7. Corrective Measures
A site that receives responses from one of the nameservers listed in Section 5 is probably under no immediate danger, and the traffic associated with those responses probably requires no emergency action by the site concerned. However, this document cannot aspire to dictate the security policy of individual sites, and it is recognised that many sites will have perfectly valid policies that dictate that corrective measures should be taken to stop the responses from AS112 servers.

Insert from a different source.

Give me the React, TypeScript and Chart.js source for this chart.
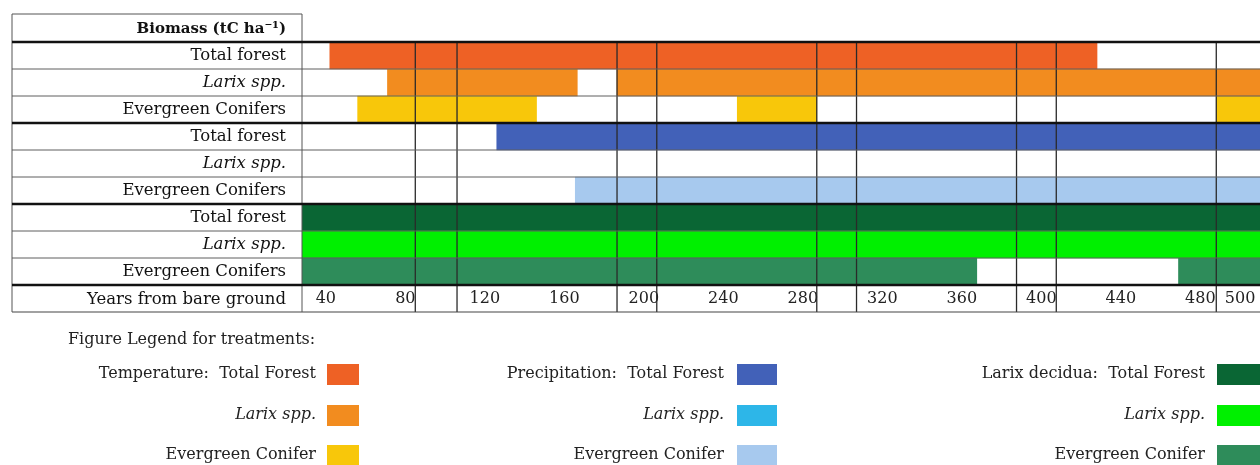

It should be noted, however, that the operators of AS112 nameservers, which are generating the responses described in this document, are not ultimately responsible for the inbound traffic received by the site: that traffic is generated in response to queries that are sent out from the site, and so the only effective measures to stop the inbound traffic is to prevent the original queries from being made.
Possible measures that might be taken to prevent these queries include:
- Stop hosts from making these DNS reverse-mapping queries in the first place. In some cases, servers can be configured not to perform DNS reverse-mapping lookups, for example. As a general site-wide approach, however, this measure is frequently difficult to implement due to the large number of hosts and applications involved.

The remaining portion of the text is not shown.